The first Christmas may not be how you pictured it!
December 12, 2008
December 12, 2008 at 5:56 pm
Funny. Although it often comes dangerously close to falling into the sola scriptura heresy. Not all traditions are “man-made” as it says at the end. Indeed the holy spirit guides the Church and gives us valuable traditions. Also, isn’t it the tradition in much of the Christian world that the Lord was born in a cave or grotto and not a stable?
December 12, 2008 at 7:15 pm
So, whether X or Y, [insert lovely truth here] – why did we do all this parsing again? That said, it does have a good point, that it’s the substance, not the trappings that matter. I think they’re definitely of a sola scriptura mindset. But how about this – I think it was a stable in a cave. Ooooh, scary… 😉
December 12, 2008 at 8:32 pm
Funny! But as Anthony said above, we have to be careful not to get too nit-picky about the details.
The British narrator at the beginning sounds a little bit like the asparagus from Veggie Tales (Reggie, I believe? He plays King Darius in Daniel & the Lions' Den).
December 12, 2008 at 9:56 pm
The recording of the Gospels, in terms of their significance of conveying a message, tended to develop from the resurrection on back. The fact of the risen Christ, and His teaching, came first. Attempts to tell his life story came next. Over time, we have attempted to give shape to the story, either through the accounts themselves, various apocryphal sources, and legends or folk tales.

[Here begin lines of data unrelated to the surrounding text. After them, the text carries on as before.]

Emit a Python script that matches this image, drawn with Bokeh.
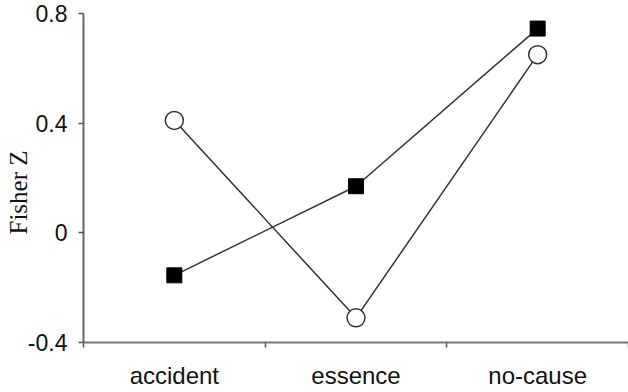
from bokeh.plotting import figure
from bokeh.models import FixedTicker, Range1d, Title
from bokeh.embed import file_html
from bokeh.resources import INLINE

categories = ["accident", "essence", "no-cause"]
series_circle = [0.41, -0.31, 0.65]
series_square = [-0.155, 0.17, 0.745]
y_ticks = [-0.4, 0.0, 0.4, 0.8]
y_tick_labels = ["-0.4", "0", "0.4", "0.8"]
y_title = "Fisher Z"

xs = list(range(1, len(categories) + 1))

H = 391
p = figure(width=628, height=H, output_backend="svg", toolbar_location=None,
           x_range=Range1d(0.5, len(categories) + 0.5), y_range=Range1d(-0.4, 0.8),
           min_border_left=83, min_border_right=0, min_border_top=13, min_border_bottom=48)
p.outline_line_color = None
p.grid.visible = False
p.background_fill_color = "white"

p.line(xs, series_circle, line_color="#333333", line_width=1.5)
p.line(xs, series_square, line_color="#333333", line_width=1.5)
p.scatter(xs, series_circle, marker="circle", size=18, fill_color="white",
          line_color="#333333", line_width=1.5)
p.scatter(xs, series_square, marker="square", size=15, fill_color="black",
          line_color="black", line_width=1)

# x axis
xa = p.xaxis[0]
xa.ticker = FixedTicker(ticks=xs, minor_ticks=[x - 0.5 for x in xs] + [xs[-1] + 0.5])
xa.major_label_overrides = {x: c for x, c in zip(xs, categories)}
xa.major_tick_line_color = None
xa.minor_tick_line_color = "#555555"
xa.minor_tick_line_width = 1.5
xa.minor_tick_out = 5
xa.minor_tick_in = 0
xa.axis_line_color = "#777777"
xa.axis_line_width = 2
xa.major_label_text_font = "Liberation Sans"
xa.major_label_text_font_size = "24px"
xa.major_label_text_color = "#111111"
xa.major_label_standoff = 13

# y axis
ya = p.yaxis[0]
ya.ticker = FixedTicker(ticks=y_ticks, minor_ticks=[])
ya.major_label_overrides = {t: l for t, l in zip(y_ticks, y_tick_labels)}
ya.major_tick_line_color = "#555555"
ya.major_tick_line_width = 1.5
ya.major_tick_out = 5
ya.major_tick_in = 0
ya.axis_line_color = "#666666"
ya.axis_line_width = 2
ya.major_label_text_font = "Liberation Sans"
ya.major_label_text_font_size = "23px"
ya.major_label_text_color = "#111111"
ya.major_label_standoff = 11

t = Title(text=y_title, align="left", offset=108, standoff=-14,
          text_font="Liberation Serif", text_font_style="normal",
          text_font_size="25px", text_color="#111111")
p.add_layout(t, "left")

open("out.html", "w").write(file_html(p, INLINE))
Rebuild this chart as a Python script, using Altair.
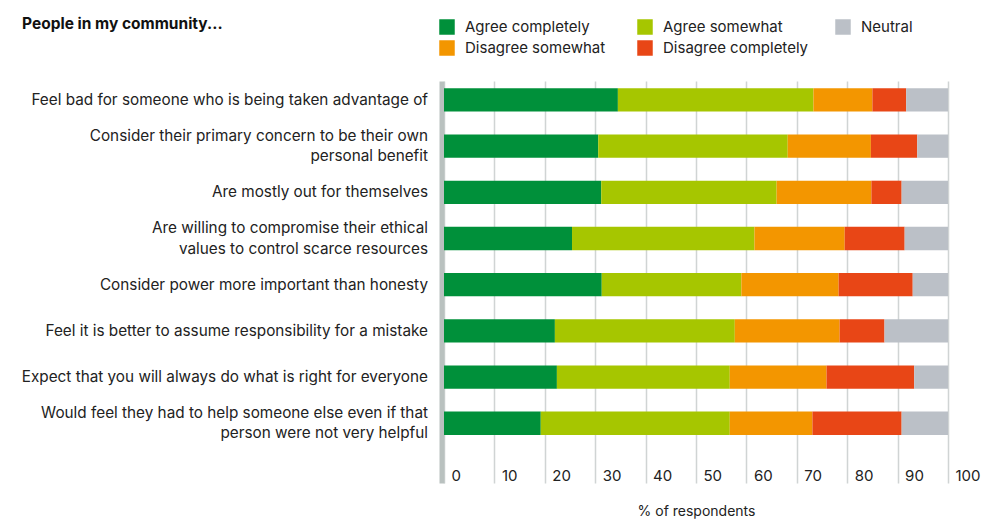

There are really only two reasons for this sort of presentation. One is to confuse people to the point of shaping their faith. The other is to clarify certain events to increase our understanding of the Gospel.
This account avoids the former, but does the latter rather badly. For example, why would we not assume there were only three wise men? There were three gifts, and three men’s names were mentioned in one of the apocryphal gospels (the Protoevangelium of James, I think). That’s what we have to go on, unless the twit in the voiceover was actually there.
How complete are the Scriptures as historical account? Read the last verse of the last chapter of John, and get back to me.
That’s the GOSPEL of John.
December 13, 2008 at 12:41 am
"The British narrator at the beginning sounds a little bit like the asparagus from Veggie Tales (Reggie, I believe? He plays King Darius in Daniel & the Lions' Den)."
Archibald Asparagus. 😉
December 13, 2008 at 1:26 am
Hehe, fantastic. While it can lead to a sola-scriptora mentality I think the point in the end is that the trappings of the holyday don’t matter, the incarnation matters.
In other words, don’t get caught up in the world’s presentation. Remember on this day the reunion of human and divine is celebrated.
December 13, 2008 at 3:34 am
Yeah, let’s throw out all the “man-made traditions” like the priesthood and Holy Mass.
December 13, 2008 at 5:29 am
Anthony, Nzie, Chris, and dcs,All of you just failed dogmatic theology. These people are not sola scriptura at all, since sola-scriptura denies Tradition, not traditions, and none of the details thrown out by the narrator of this video are Tradition but rather simply traditions. Know the difference, because if you deny the latter, you have a tolerated theological opinion, but if you deny the former, you are a heretic.
December 13, 2008 at 6:44 am
Most of us weren’t saying it was sola scriptura, we were saying (and you may agree) that this kind of thinking which is against traditions in general could lead to the abandonment of Tradition writ large.
December 13, 2008 at 5:33 pm
The second narrator consistently rejects anything that is not scriptural, and suggests insteads ideas inferred from details in Scripture combined with very limited historical information, and then proceeds to say that basically that info isn’t that important (it cannot be Scripturally validated).
I think it is a logical inference that at the very least the film is sympathetic to the sola Scriptura doctrine, which is all that any of us implied. Moreover, it is an unproven assumption on your part that none of us knows the difference between “small t” and “big t” tradition(s). So, in short, don’t hand out Fs just yet!
December 14, 2008 at 1:04 am
It’s a small step from rejecting “traditions” to rejecting “Tradition.”